Ashley contou que, quando tinha nove anos, sua mãe adoeceu de câncer e, porque iria perder dias de trabalho, foi demitida e perdeu seu seguro-saúde. A família teve de pedir falência; foi então que Ashley decidiu que tinha de fazer alguma coisa para ajudar a mãe.

Ela sabia que comida era uma das maiores despesas da casa; por isso, convenceu a mãe de que a comida que ela mais apreciava eram sanduíches de pão com mostarda e molho inglês, porque era a comida mais barata que encontrou.

Ela fez isso por um ano, até que sua mãe melhorou; ela contou a todo mundo na mesa-redonda que aderiu à nossa campanha para que pudesse ajudar os milhões de crianças do país que querem e precisam ajudar os pais.

Certamente Ashley poderia ter feito escolha diferente. Alguém pode ter dito a ela, em algum momento, que o motivo dos problemas de sua mãe eram os negros que viviam de assistência social por serem preguiçosos demais para trabalhar ou os hispânicos que chegam ao país ilegalmente. Ela poderia ter feito outra escolha. Mas não. Em lugar disso, procurou aliados em sua luta contra a injustiça.

Quando Ashley terminou sua história, ela perguntou aos demais por que eles haviam aderido à campanha. Cada um deles tinha histórias e razões próprias. Muitos mencionaram uma questão específica. Por fim, chegou a vez de um velho negro que havia assistido a tudo aquilo em silêncio. Ashley perguntou por que ele estava lá. E ele não mencionou um motivo específico. Não citou a saúde ou a economia, a educação ou a guerra. Não disse que estava lá por causa de Barack Obama. Ele simplesmente disse a todos os presentes: 'Estou aqui por causa de Ashley'.

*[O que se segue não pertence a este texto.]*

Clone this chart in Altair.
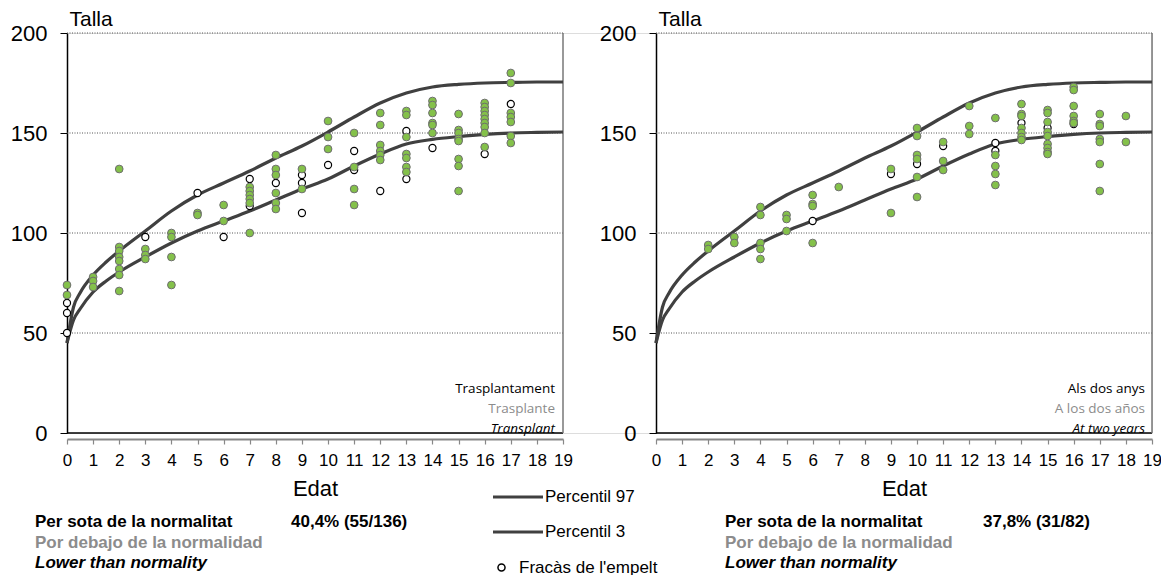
import altair as alt
import pandas as pd

FONT = "Liberation Sans"
NOTE_FONT = "Open Sans"
GREEN = "#84C14A"
CURVE_COLOR = "#404040"
GREY_TEXT = "#8C8C8C"

# ---- percentile curves ----
CURVE_AGE = [0, 0.25, 0.5, 1, 1.5, 2, 3, 4, 5, 6, 7, 8, 9, 10, 11, 12, 13, 14, 15, 16, 17, 18, 19]
P97 = [45, 63, 70, 79, 85.5, 91, 101, 111, 119, 125, 131, 137.5, 143.5, 150.5, 158, 165, 170, 173, 174.3, 175, 175.3, 175.5, 175.5]
P3 = [45, 56.5, 62, 70.5, 76, 80.5, 88, 95, 101, 106, 111, 116.5, 122, 127, 133.5, 139.5, 144.5, 146.8, 148.2, 149.3, 150, 150.3, 150.5]

# ---- left panel: transplant ----
LEFT_GREEN_AGE = ([0] * 2 + [1] * 3 + [2] * 8 + [3] * 3 + [4] * 4 + [5] * 2 + [6] * 2 + [7] * 6 + [8] * 6
                  + [9] * 2 + [10] * 3 + [11] * 4 + [12] * 6 + [13] * 7 + [14] * 6 + [15] * 8 + [16] * 9 + [17] * 7)
LEFT_GREEN_TALLA = [74, 69,
                    78, 76, 73,
                    132, 93, 91, 88, 86, 82, 79, 71,
                    92, 89, 87,
                    100, 98, 88, 74,
                    110, 109,
                    114, 106,
                    123, 121, 119, 117, 115, 100,
                    139, 132, 129, 120, 115, 112,
                    132, 122,
                    156, 148, 142,
                    150, 133, 122, 114,
                    160, 154, 144, 141, 139, 136.5,
                    161, 159, 148, 139.5, 137.5, 133, 130.5,
                    166, 164, 160, 155, 154, 150,
                    159.5, 151.5, 150, 147, 146, 137, 133.5, 121,
                    165, 163, 161, 159, 157, 155, 153, 150, 143,
                    180, 175, 160, 158, 155.5, 148.5, 145]
LEFT_OPEN_AGE = [0, 0, 0, 3, 5, 6, 7, 7, 8, 9, 9, 9, 10, 11, 11, 12, 13, 13, 14, 16, 17]
LEFT_OPEN_TALLA = [65, 60, 50, 98, 120, 98, 127, 113.5, 125, 129, 125, 110, 134, 141, 131.5, 121, 151, 127, 142.5, 139.5, 164.5]

# ---- right panel: at two years ----
RIGHT_GREEN_AGE = ([2] * 2 + [3] * 2 + [4] * 5 + [5] * 3 + [6] * 4 + [7] * 1 + [9] * 2 + [10] * 6 + [11] * 3
                   + [12] * 3 + [13] * 5 + [14] * 7 + [15] * 9 + [16] * 6 + [17] * 7 + [18] * 2)
RIGHT_GREEN_TALLA = [94, 92,
                     98, 95,
                     113, 109, 95, 92, 87,
                     109, 107, 101,
                     119, 114.5, 113.5, 95,
                     123,
                     132, 110,
                     152.5, 148.5, 139, 137, 128, 118,
                     145.5, 136, 131.5,
                     163.5, 153.5, 149.5,
                     157.5, 139, 133.5, 129.5, 124,
                     164.5, 159.5, 158.5, 152.5, 150, 148, 146.5,
                     161.5, 160, 155.5, 150.5, 148.5, 144.5, 142.5, 140.5, 139.5,
                     173, 171.5, 163.5, 158.5, 156, 155,
                     159.5, 154.5, 153.5, 147, 145.5, 134.5, 121,
                     158.5, 145.5]
RIGHT_OPEN_AGE = [6, 9, 10, 11, 13, 13, 14, 15, 16]
RIGHT_OPEN_TALLA = [106, 129.5, 134.5, 143.5, 145, 141, 155, 152.5, 154.5]

X_TICKS = list(range(20))
Y_TICKS = [0, 50, 100, 150, 200]
GRID = [50, 100, 150, 200]
X_DOMAIN = [0, 19]
Y_DOMAIN = [0, 200]

CURVE_SERIES = ["Percentil 97", "Percentil 3"]
FAIL_SERIES = ["Fracàs de l'empelt"]
LEFT_NOTE = ["Trasplantament", "Trasplante", "Transplant"]
RIGHT_NOTE = ["Als dos anys", "A los dos años", "At two years"]
BOTTOM_NOTE = ["Per sota de la normalitat", "Por debajo de la normalidad", "Lower than normality"]
LEFT_PCT = ["40,4% (55/136)"]
RIGHT_PCT = ["37,8% (31/82)"]

curve_df = pd.concat([
    pd.DataFrame({"edat": CURVE_AGE, "talla": P97, "serie": CURVE_SERIES[0]}),
    pd.DataFrame({"edat": CURVE_AGE, "talla": P3, "serie": CURVE_SERIES[1]}),
])
grid_df = pd.DataFrame({"v": GRID, "x0": X_DOMAIN[0], "x1": X_DOMAIN[1]})
base_df = pd.DataFrame({"v": [Y_DOMAIN[0]], "x0": [X_DOMAIN[0]], "x1": [X_DOMAIN[1]]})
side_df = pd.DataFrame({"x": [X_DOMAIN[1]], "v0": [Y_DOMAIN[0]], "v1": [Y_DOMAIN[1]]})


def panel(g_age, g_t, o_age, o_t, x_range, y_offset, with_legend):
    xs = alt.Scale(domain=X_DOMAIN, range=x_range, nice=False, zero=False)
    ys = alt.Scale(domain=Y_DOMAIN, nice=False)
    xa = alt.Axis(values=X_TICKS, title="Edat", orient="bottom", offset=6, grid=False,
                  labelFontSize=17, labelColor="black", labelFlush=False, labelPadding=8,
                  labelOverlap=False,
                  tickColor="#888888", domainColor="#888888", domainWidth=2, tickSize=5, tickWidth=1.2,
                  titleFontSize=22, titleFontWeight="normal", titleColor="black", titlePadding=10,
                  labelFont=FONT, titleFont=FONT)
    ya = alt.Axis(values=Y_TICKS, title="Talla", orient="left", offset=y_offset, grid=False,
                  labelFontSize=22, labelColor="black", labelPadding=13,
                  tickColor="black", domainColor="black", domainWidth=1.5, tickSize=7,
                  titleFontSize=21, titleFontWeight="normal", titleColor="black",
                  titleAngle=0, titleAlign="left", titleBaseline="middle", titleX=2, titleY=-14,
                  labelFont=FONT, titleFont=FONT)

    def X(f):
        return alt.X(f, type="quantitative", scale=xs, axis=xa)

    def Y(f):
        return alt.Y(f, type="quantitative", scale=ys, axis=ya)

    grid = alt.Chart(grid_df).mark_rule(stroke="#555555", strokeDash=[1, 1.5], strokeWidth=1).encode(
        x=X("x0"), x2="x1", y=Y("v"))
    base = alt.Chart(base_df).mark_rule(stroke="black", strokeWidth=1.5).encode(
        x=X("x0"), x2="x1", y=Y("v"))
    side = alt.Chart(side_df).mark_rule(stroke="#777777", strokeWidth=1.5).encode(
        x=X("x"), y=Y("v0"), y2="v1")
    open_df = pd.DataFrame({"edat": o_age, "talla": o_t, "serie": FAIL_SERIES[0]})
    green_df = pd.DataFrame({"edat": g_age, "talla": g_t})
    # white interior of the "graft failure" circles
    open_fill = alt.Chart(open_df).mark_point(
        shape="circle", filled=True, color="white", size=50, opacity=1
    ).encode(x=X("edat"), y=Y("talla"))
    if with_legend:
        curves = alt.Chart(curve_df).mark_line(strokeWidth=3.2, interpolate="monotone").encode(
            x=X("edat"), y=Y("talla"),
            color=alt.Color("serie:N", scale=alt.Scale(domain=CURVE_SERIES, range=[CURVE_COLOR, CURVE_COLOR]),
                            legend=alt.Legend(title=None, orient="none", legendX=424, legendY=437, padding=0,
                                              symbolType="stroke", symbolSize=2500, symbolStrokeWidth=3.2,
                                              labelFont=FONT, labelFontSize=17, labelColor="black",
                                              labelOffset=0, rowPadding=-14)))
        opens = alt.Chart(open_df).mark_point(
            filled=False, color="black", strokeWidth=1.2, size=50, opacity=1
        ).encode(x=X("edat"), y=Y("talla"),
                 shape=alt.Shape("serie:N", scale=alt.Scale(domain=FAIL_SERIES, range=["circle"]),
                                 legend=alt.Legend(title=None, orient="none", legendX=426, legendY=526, padding=0,
                                                   symbolSize=50, symbolStrokeColor="black",
                                                   symbolStrokeWidth=1.5, symbolOpacity=1, symbolType="circle",
                                                   labelFont=FONT, labelFontSize=17, labelColor="black",
                                                   labelOffset=9)))
    else:
        curves = alt.Chart(curve_df).mark_line(stroke=CURVE_COLOR, strokeWidth=3.2, interpolate="monotone").encode(
            x=X("edat"), y=Y("talla"), detail="serie:N")
        opens = alt.Chart(open_df).mark_point(
            shape="circle", filled=False, color="black", strokeWidth=1.2, size=50, opacity=1
        ).encode(x=X("edat"), y=Y("talla"))
    greens = alt.Chart(green_df).mark_point(
        shape="circle", filled=True, fill=GREEN, stroke="#6E6E6E", strokeWidth=1, size=60, opacity=1
    ).encode(x=X("edat"), y=Y("talla"))
    return alt.layer(grid, base, side, curves, open_fill, opens, greens)


left = panel(LEFT_GREEN_AGE, LEFT_GREEN_TALLA, LEFT_OPEN_AGE, LEFT_OPEN_TALLA, [0, 496], 0, True)
right = panel(RIGHT_GREEN_AGE, RIGHT_GREEN_TALLA, RIGHT_OPEN_AGE, RIGHT_OPEN_TALLA, [589, 1085], -589, False)


def text(lines, idx, px, py, color="black", italic=False, bold=False, font=NOTE_FONT, size=13.5, align="right"):
    df = pd.DataFrame({"t": [lines[idx]]})
    return alt.Chart(df).mark_text(
        align=align, baseline="middle", font=font, fontSize=size, color=color,
        fontStyle="italic" if italic else "normal", fontWeight="bold" if bold else "normal"
    ).encode(text="t:N", x=alt.value(px), y=alt.value(py))


notes = [
    text(LEFT_NOTE, 0, 488, 356),
    text(LEFT_NOTE, 1, 488, 376, color=GREY_TEXT),
    text(LEFT_NOTE, 2, 488, 396, italic=True),
    text(RIGHT_NOTE, 0, 1078, 356),
    text(RIGHT_NOTE, 1, 1078, 376, color=GREY_TEXT),
    text(RIGHT_NOTE, 2, 1078, 396, italic=True),
]
for x0, pct, xp in [(-32, LEFT_PCT, 224), (658, RIGHT_PCT, 916)]:
    notes += [
        text(BOTTOM_NOTE, 0, x0, 489, bold=True, font=FONT, size=17, align="left"),
        text(BOTTOM_NOTE, 1, x0, 510, color=GREY_TEXT, bold=True, font=FONT, size=17, align="left"),
        text(BOTTOM_NOTE, 2, x0, 530, italic=True, bold=True, font=FONT, size=17, align="left"),
        text(pct, 0, xp, 489, bold=True, font=FONT, size=17, align="left"),
    ]

chart = alt.layer(left, right, *notes).resolve_scale(x="independent", y="independent").properties(
    width=1085, height=400,
    padding={"left": 59, "top": 25, "right": 9, "bottom": 142},
    autosize=alt.AutoSizeParams(type="none"),
).configure_view(stroke=None).configure(font=FONT)

chart.save("out.html", embed_options={"renderer": "svg", "actions": False})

'Estou aqui por causa de Ashley'. Em si, aquele momento único de reconhecimento entre uma jovem branca e um velho negro não seria suficiente. Não é suficiente que ofereçamos saúde aos doentes, trabalho aos desempregados ou educação às crianças.  Mas é assim que devemos começar. É assim que nossa união se tornará mais forte. Como tantas gerações vieram a perceber ao longo dos 221 anos desde que aquele grupo de patriotas assinou aquele documento na Filadélfia, é assim que começa a perfeição.